By Brian Duggan
In The Road to Wigan Pier, George Orwell wrote that without the empire Britain would be, “…a cold and unimportant little island where we should all have to work very hard and live mainly on herrings and potatoes.”
While the empire may have crumbled and the recession is hitting our food costs, we haven’t yet been reduced to an existing of herrings and potatoes.
The reality for Britain and the rest of the world in the twenty first century is that the authority shifted away from the old colonial empires moved towards a better, more balanced model. New regional and global institutions were founded to improve trade, foster better diplomacy, tackle world poverty, and address economic disparities and so on.
The world replaced its old hierarchies of power with a broader network of institutions set to govern the interaction of our nations. These institutions were founded to address the changing nature of the world. As well as ensuring that the British diet consisted of much more than just herrings and potatoes they helped forge a more equal and secure relationship between the nations of the world.
One organistion which has done much for British trade, jobs and standing in the world is the European Union. A key component of Labour’s European policy has been to recongise that the EU is more than just a market to trade with and that it should be used to strengthen Britain’s role in the world.
But pro-Europeans within the Labour movement must all recognise that ‘Europe’ as an institution, like ‘Westminster’ or ‘No 10 Downing Street’, is not a vote winner on polling day. The process and the mechanism for achieving the policy is not the point. The policy, the progress and the outcome is what Labour should be talking about.
British voters stand much to lose if a Tory government were to represent Britain in Europe again. Many of today’s Tories are obsessed by ‘process Europe’ and rarely by ‘policy Europe’. Labour has shown strong influence on the European stage, both within the centre left and on the centre right, and has acted with those who want to tackle our energy and climate policies, to forge a fair way out of the economic crisis, to protect us from threats of terrorism, to continue to build a European economic area of shared prosperity and stable growth and to promote a positive agenda for the developing world.

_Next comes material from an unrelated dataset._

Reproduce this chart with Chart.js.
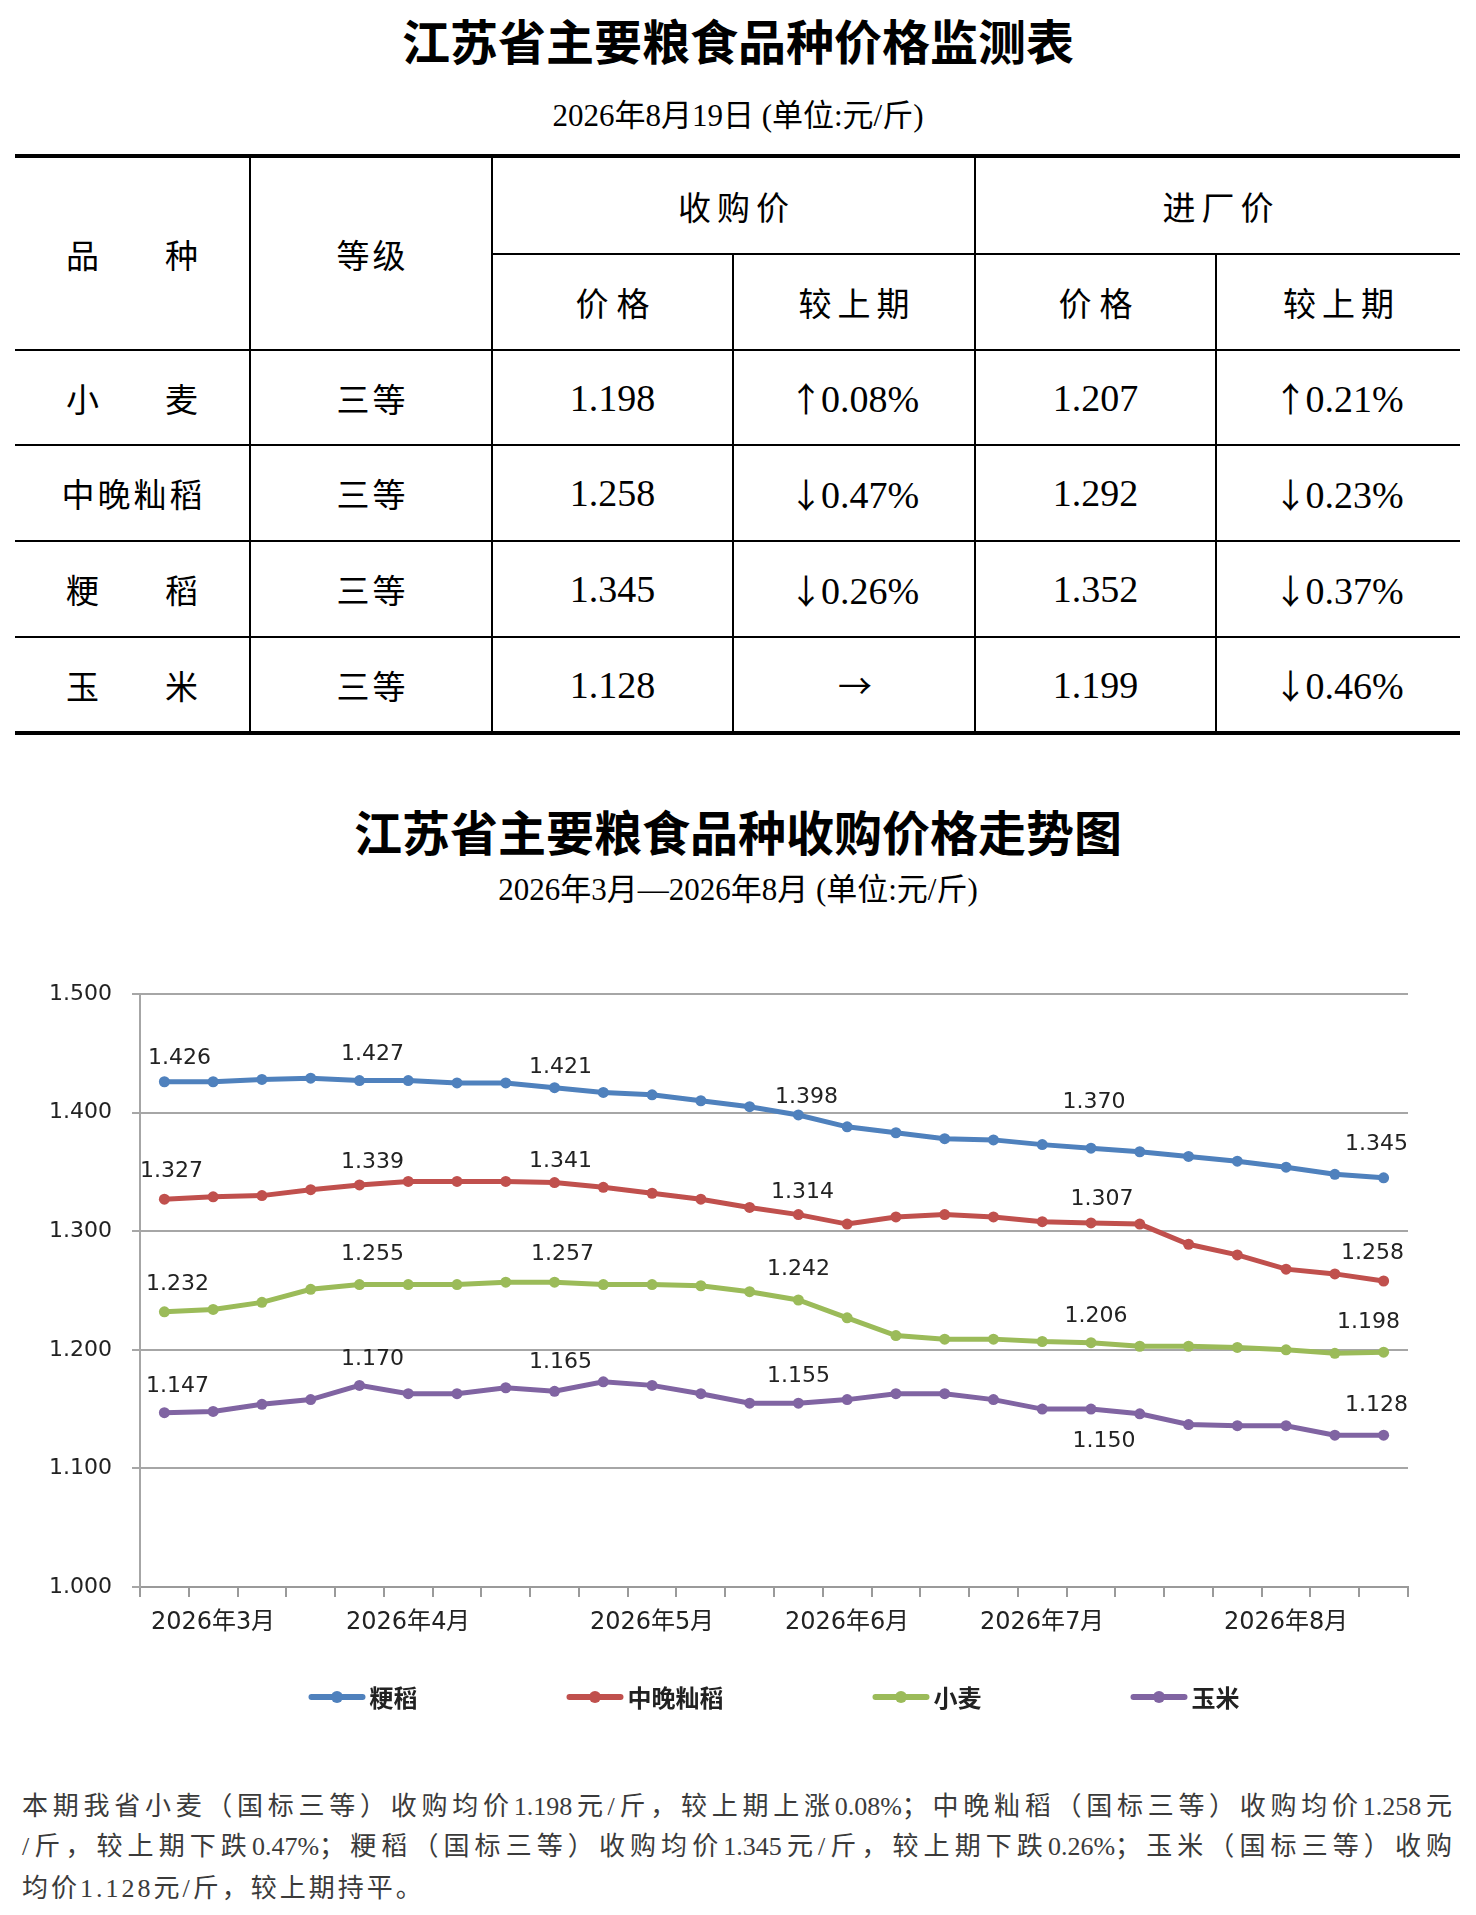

The Tories meanwhile are alienated on the wrong side of the argument. Their position on Europe may not lead us to Orwell’s predicted diet but the prospect of being an “unimportant little island” certainly could ring true.
For the General Election in 2010, my cause to fight for will be to keep Britain strong in Europe and strong in the world, not because I want to wear a blue flag with gold stars, but because I believe that the world has changed since the fall of the empires and that to achieve for one nation, you have to work with others.
Labour’s foreign policy is a policy for a better Britain and a fairer world and that’s a cause well worth fighting for.